Over a longer horizon, the trajectory is less clear. Automation technology is advancing globally, not just in China, and as robotics costs continue to fall, the automation advantage that currently differentiates Chinese factories will become more replicable in other locations. Energy policy changes in Europe, particularly accelerating deployment of renewable energy, could reduce the cost gap in industrial electricity. Geopolitical developments, including a potential hardening of trade restrictions following the US-Iran conflict’s demonstration of how supply chain concentration creates strategic vulnerability, could shift the cost-benefit calculation that corporations are currently making.

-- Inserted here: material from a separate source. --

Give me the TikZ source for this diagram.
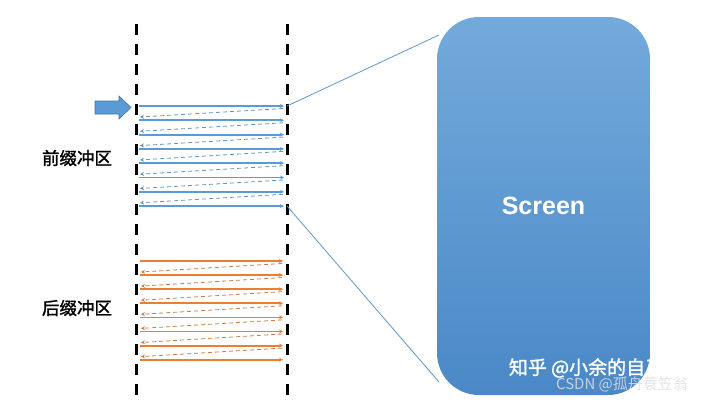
\documentclass[tikz,border=0pt]{standalone}
\usepackage{fontspec}
\setmainfont{Liberation Sans}
\newfontfamily\cjk{Noto Sans CJK SC}[FakeBold=1.6]
\newfontfamily\cjkthin{Noto Sans CJK SC}
\usetikzlibrary{arrows.meta}
\definecolor{fblue}{HTML}{5B9BD5}
\definecolor{forange}{HTML}{ED7D31}
\definecolor{scrtop}{HTML}{73AADB}
\definecolor{scrbot}{HTML}{4A88C7}
\tikzset{
  scan/.style={line width=1.8pt,-{Stealth[length=4pt,width=4pt]}},
  back/.style={line width=0.8pt,dash pattern=on 4pt off 3pt,-{Stealth[length=4pt,width=4pt]}},
  vsync/.style={line width=3pt,dash pattern=on 11pt off 9pt},
  bufname/.style={font=\cjk\fontsize{17.5}{20}\selectfont},
  screen/.style={rounded corners=42pt,minimum width=213pt,minimum height=378pt,
    top color=scrtop,bottom color=scrbot,text=white,inner sep=0pt,
    font=\bfseries\fontsize{25}{30}\selectfont},
}

\begin{document}
\begin{tikzpicture}[x=1pt,y=-1pt]
        \useasboundingbox (0,0) rectangle (720,402);

        \draw[vsync] (136,24) -- (136,402);
        \draw[vsync] (287,24) -- (287,402);

        % front buffer
        \foreach \i in {0,...,7} {
          \draw[scan,fblue] (139,106+14.3*\i) -- (284,106+14.3*\i);
        }
        \foreach \i in {0,...,6} {
          \draw[back,fblue!75!gray] (283,108.5+14.3*\i) -- (140,117+14.3*\i);
        }

        % back buffer
        \foreach \i in {0,...,7} {
          \draw[scan,forange] (140,261+14.1*\i) -- (283,261+14.1*\i);
        }
        \foreach \i in {0,...,6} {
          \draw[back,forange!70!gray] (282,263.5+14.1*\i) -- (141,272+14.1*\i);
        }

        \fill[fblue,draw=fblue!75!black,line width=0.6pt] (95,101) -- (119,101)
        -- (119,96) -- (131,107.5) -- (119,119) -- (119,114) -- (95,114) -- cycle;

        \node[bufname] (front) at (77,158) {前缀冲区};
        \node[bufname] (back) at (77,308) {后缀冲区};

        \coordinate (ftop) at (287,106);
        \coordinate (fbot) at (287,206);
        \coordinate (stop) at (439,35);
        \coordinate (sbot) at (439,382);
        \draw[fblue!85!gray,line width=0.8pt] (ftop) -- (stop);
        \draw[fblue!85!gray,line width=0.8pt] (fbot) -- (sbot);

        \node[screen] (screen) at (543.5,206) {Screen};

        % watermarks
        \node[font=\cjk\fontsize{19}{22}\selectfont,text=white] (zhihu) at (596,368)
        {知乎 @小余的自习室};
        \node[font=\cjkthin\fontsize{15}{18}\selectfont,text=white!75!gray,opacity=0.85]
        (csdn) at (622,384) {CSDN @孤舟蓑笠翁};
      \end{tikzpicture}
\end{document}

For now, though, the data speaks clearly. European companies are not pulling back from China in any systematic way, and the reasons are rooted in economics rather than political sympathy for Beijing. The factories, the supplier networks, the automation infrastructure, and the cost structure that China has built over decades are not going to be replicated quickly or cheaply. Brussels can write policy documents and offer incentives, but European chief executives are making supply chain decisions based on the economics of what actually exists, and what actually exists in Chinese manufacturing remains formidably competitive.

Why are European companies staying in China despite EU de-risking policy? The primary reasons are China's advanced manufacturing automation, deep and integrated supplier networks, lower industrial energy costs, and overall cost structures that alternative locations in Vietnam, India, Mexico, and Eastern Europe cannot currently match. The total delivered cost of production in China remains lower than alternatives for most industrial product categories.
What does "de-risking" mean in the European policy context? De-risking refers to the EU's strategy of reducing European companies' strategic and economic dependence on Chinese manufacturing and supply chains, without necessarily severing ties completely. The goal is to diversify supply sources, build more manufacturing capacity in Europe and allied countries, and reduce the leverage Beijing holds over European industrial production in critical sectors.
In which sectors is de-risking actually working? Meaningful supply chain diversification is occurring in strategic sectors where governments have committed large subsidies to make alternatives viable, primarily semiconductors and pharmaceutical active ingredients. The EU Chips Act has backed major new semiconductor fab investments in Germany, the Netherlands, and Ireland. In the broad industrial middle ground, the economic case for China remains dominant.
How has China's automation transformed its manufacturing advantage? Chinese factories have deployed industrial robotics at an extraordinary pace, reaching levels of automation that competitors in other countries are only beginning to match. Factory operations that once depended on large labor forces can now run continuously with minimal human staffing, making the traditional labor cost argument for moving production elsewhere less relevant while maintaining or improving output quality and speed.
What are the risks of European companies staying so deeply embedded in China? Key risks include exposure to potential trade restrictions or tariffs, vulnerability if geopolitical tensions escalate further, dependence on Chinese supplier networks for critical components, and the competitive disadvantage of having to exit quickly under pressure if the political situation deteriorates. Companies are essentially making a bet that the economic benefits of staying outweigh the strategic risks of concentration.
How could the picture change over the next five years? Several forces could reduce China's manufacturing advantage over the medium term: global automation costs falling to make alternatives more competitive, European renewable energy deployment reducing the industrial energy cost gap, and potential hardening of trade restrictions following geopolitical lessons from the Iran war supply disruption. However, replicating China's integrated supplier ecosystem and infrastructure depth would take decades even under favorable conditions.